■ WRITTEN REQUEST
Below is a listing. Return the lines from the one that contains "Write the matplotlib code for this chart." to the one that contains "plt.rcParams['font.family'] = ['Noto", both ends included, verbatim and with no pictures.

Records with drawing code:

---

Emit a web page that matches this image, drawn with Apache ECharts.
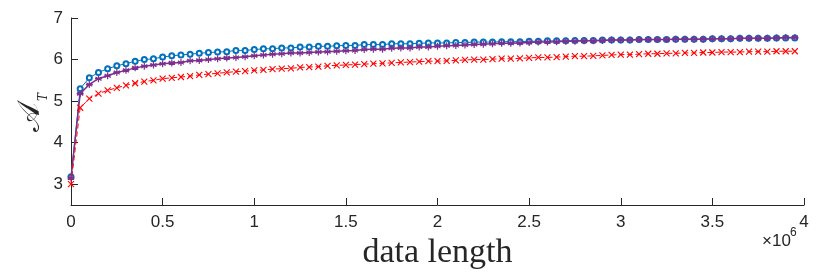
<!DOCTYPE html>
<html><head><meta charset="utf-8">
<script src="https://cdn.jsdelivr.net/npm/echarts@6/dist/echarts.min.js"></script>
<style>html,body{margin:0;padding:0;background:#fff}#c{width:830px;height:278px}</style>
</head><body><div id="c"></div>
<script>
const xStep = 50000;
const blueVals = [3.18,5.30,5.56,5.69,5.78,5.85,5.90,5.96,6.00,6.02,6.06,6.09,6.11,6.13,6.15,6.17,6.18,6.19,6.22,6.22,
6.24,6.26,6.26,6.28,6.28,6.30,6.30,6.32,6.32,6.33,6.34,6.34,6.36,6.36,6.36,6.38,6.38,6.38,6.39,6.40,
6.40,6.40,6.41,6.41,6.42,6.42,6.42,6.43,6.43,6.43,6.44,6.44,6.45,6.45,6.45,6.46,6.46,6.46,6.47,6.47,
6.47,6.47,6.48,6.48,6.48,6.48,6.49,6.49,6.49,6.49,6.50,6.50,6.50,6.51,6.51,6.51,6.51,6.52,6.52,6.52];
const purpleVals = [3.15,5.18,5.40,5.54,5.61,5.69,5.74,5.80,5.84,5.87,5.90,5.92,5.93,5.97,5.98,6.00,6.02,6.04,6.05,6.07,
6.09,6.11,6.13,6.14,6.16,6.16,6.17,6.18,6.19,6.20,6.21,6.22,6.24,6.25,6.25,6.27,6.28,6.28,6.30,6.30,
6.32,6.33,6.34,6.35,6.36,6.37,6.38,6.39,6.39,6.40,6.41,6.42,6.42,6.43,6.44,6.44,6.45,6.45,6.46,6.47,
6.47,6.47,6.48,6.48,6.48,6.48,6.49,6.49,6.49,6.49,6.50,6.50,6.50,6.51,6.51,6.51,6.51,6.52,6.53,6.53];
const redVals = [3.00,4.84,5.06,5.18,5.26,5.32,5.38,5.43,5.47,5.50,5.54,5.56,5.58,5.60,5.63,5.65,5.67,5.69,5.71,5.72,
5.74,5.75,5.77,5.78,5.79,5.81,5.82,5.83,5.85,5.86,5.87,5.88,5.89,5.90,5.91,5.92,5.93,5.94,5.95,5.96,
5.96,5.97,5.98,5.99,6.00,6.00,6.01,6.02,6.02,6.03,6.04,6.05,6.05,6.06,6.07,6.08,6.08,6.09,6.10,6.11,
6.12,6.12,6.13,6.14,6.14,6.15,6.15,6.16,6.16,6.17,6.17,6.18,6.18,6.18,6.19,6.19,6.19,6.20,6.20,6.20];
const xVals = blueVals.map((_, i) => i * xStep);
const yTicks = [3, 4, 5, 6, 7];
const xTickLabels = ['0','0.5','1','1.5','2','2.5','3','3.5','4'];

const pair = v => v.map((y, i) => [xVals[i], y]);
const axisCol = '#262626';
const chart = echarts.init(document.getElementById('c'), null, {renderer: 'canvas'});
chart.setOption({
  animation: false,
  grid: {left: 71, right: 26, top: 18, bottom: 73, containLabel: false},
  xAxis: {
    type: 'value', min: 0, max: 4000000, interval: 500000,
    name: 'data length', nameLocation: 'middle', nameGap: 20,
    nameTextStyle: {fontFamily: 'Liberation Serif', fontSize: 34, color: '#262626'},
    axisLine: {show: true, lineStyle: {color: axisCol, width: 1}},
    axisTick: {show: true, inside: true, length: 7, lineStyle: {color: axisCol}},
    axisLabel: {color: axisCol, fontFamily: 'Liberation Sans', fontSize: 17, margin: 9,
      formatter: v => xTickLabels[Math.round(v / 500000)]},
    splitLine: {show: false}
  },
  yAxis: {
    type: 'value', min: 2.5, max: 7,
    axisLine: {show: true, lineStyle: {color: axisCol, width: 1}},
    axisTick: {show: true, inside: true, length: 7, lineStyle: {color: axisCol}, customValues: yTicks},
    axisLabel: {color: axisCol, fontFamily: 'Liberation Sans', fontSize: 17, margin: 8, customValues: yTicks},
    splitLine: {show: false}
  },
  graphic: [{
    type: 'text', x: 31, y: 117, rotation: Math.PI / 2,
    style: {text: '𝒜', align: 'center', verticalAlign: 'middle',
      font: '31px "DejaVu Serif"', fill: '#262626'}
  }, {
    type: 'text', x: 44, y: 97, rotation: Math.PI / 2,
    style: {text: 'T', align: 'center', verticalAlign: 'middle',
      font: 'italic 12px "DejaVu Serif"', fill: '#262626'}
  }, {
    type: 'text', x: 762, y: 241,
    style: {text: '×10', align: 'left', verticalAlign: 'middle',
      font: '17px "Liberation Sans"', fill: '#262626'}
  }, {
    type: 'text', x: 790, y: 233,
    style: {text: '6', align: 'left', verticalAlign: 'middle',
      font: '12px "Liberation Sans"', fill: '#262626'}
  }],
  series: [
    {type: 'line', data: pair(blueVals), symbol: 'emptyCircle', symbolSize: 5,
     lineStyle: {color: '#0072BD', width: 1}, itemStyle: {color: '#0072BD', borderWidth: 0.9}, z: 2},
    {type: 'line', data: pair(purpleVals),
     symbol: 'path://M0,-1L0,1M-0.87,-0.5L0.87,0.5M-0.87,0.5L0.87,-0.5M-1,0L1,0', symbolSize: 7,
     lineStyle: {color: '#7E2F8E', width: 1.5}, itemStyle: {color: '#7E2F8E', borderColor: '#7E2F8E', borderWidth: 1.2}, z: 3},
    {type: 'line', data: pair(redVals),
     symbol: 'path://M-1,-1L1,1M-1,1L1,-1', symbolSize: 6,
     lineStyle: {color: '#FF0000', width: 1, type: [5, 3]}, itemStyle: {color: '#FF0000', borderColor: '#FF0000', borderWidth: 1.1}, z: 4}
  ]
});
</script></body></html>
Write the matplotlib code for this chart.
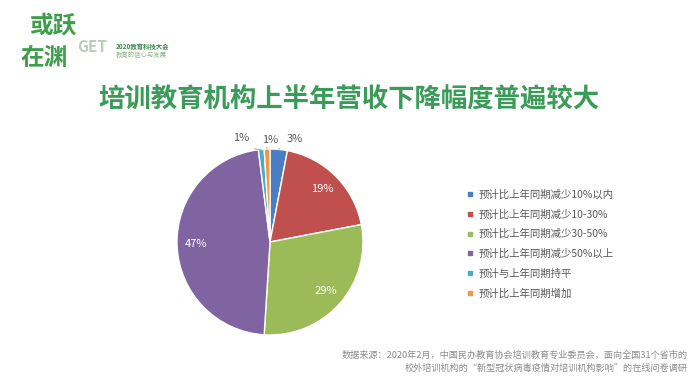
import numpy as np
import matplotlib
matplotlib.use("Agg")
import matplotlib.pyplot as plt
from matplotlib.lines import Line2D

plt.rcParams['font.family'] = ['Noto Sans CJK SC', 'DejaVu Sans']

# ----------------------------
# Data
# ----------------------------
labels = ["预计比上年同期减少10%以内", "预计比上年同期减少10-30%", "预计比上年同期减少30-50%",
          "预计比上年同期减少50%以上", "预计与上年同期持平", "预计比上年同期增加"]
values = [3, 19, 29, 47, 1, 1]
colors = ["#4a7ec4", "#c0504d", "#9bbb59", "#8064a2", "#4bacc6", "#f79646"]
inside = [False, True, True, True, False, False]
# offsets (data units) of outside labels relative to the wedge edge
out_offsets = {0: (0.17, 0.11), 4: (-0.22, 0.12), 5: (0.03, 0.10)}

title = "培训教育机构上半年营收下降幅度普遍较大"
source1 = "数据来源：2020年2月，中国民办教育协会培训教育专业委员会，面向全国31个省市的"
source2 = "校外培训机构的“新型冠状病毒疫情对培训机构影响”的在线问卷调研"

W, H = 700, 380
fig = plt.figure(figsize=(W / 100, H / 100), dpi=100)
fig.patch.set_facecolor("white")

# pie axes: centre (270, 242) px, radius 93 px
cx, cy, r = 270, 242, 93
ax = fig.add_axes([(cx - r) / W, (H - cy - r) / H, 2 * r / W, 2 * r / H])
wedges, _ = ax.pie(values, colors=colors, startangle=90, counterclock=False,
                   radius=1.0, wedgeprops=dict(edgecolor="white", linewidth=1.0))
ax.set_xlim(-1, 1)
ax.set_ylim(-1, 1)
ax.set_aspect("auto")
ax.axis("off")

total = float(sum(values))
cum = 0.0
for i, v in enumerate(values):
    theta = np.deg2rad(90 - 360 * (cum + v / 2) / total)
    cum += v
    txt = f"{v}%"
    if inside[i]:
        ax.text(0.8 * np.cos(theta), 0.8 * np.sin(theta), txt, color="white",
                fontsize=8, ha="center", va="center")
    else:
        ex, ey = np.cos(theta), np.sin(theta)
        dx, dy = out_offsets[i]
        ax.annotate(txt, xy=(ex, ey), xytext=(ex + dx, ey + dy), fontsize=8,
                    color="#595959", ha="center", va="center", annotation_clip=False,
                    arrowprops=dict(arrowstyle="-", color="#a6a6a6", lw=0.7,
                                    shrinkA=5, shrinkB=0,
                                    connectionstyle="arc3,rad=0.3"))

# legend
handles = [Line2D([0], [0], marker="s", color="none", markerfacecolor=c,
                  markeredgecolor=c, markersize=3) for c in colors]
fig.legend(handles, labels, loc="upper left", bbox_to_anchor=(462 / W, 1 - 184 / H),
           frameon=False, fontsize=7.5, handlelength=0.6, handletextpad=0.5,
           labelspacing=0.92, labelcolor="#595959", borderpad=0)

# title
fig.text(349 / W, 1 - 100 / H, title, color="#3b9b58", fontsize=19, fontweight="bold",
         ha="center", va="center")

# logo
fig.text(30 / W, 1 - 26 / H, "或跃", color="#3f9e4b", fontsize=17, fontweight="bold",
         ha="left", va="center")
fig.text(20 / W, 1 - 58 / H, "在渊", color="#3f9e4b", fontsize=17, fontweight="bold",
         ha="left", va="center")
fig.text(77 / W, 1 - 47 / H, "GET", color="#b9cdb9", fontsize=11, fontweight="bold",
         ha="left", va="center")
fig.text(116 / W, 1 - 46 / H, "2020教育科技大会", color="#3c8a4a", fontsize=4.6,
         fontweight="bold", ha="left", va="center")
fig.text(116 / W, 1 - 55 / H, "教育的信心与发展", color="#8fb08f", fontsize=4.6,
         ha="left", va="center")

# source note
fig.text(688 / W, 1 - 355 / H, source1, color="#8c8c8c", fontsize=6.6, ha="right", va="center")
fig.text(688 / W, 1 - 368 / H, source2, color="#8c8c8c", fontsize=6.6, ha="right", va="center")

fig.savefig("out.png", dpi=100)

---

■ WRITTEN REPLY
Write the matplotlib code for this chart.
import numpy as np
import matplotlib
matplotlib.use("Agg")
import matplotlib.pyplot as plt
from matplotlib.lines import Line2D

plt.rcParams['font.family'] = ['Noto Sans CJK SC', 'DejaVu Sans']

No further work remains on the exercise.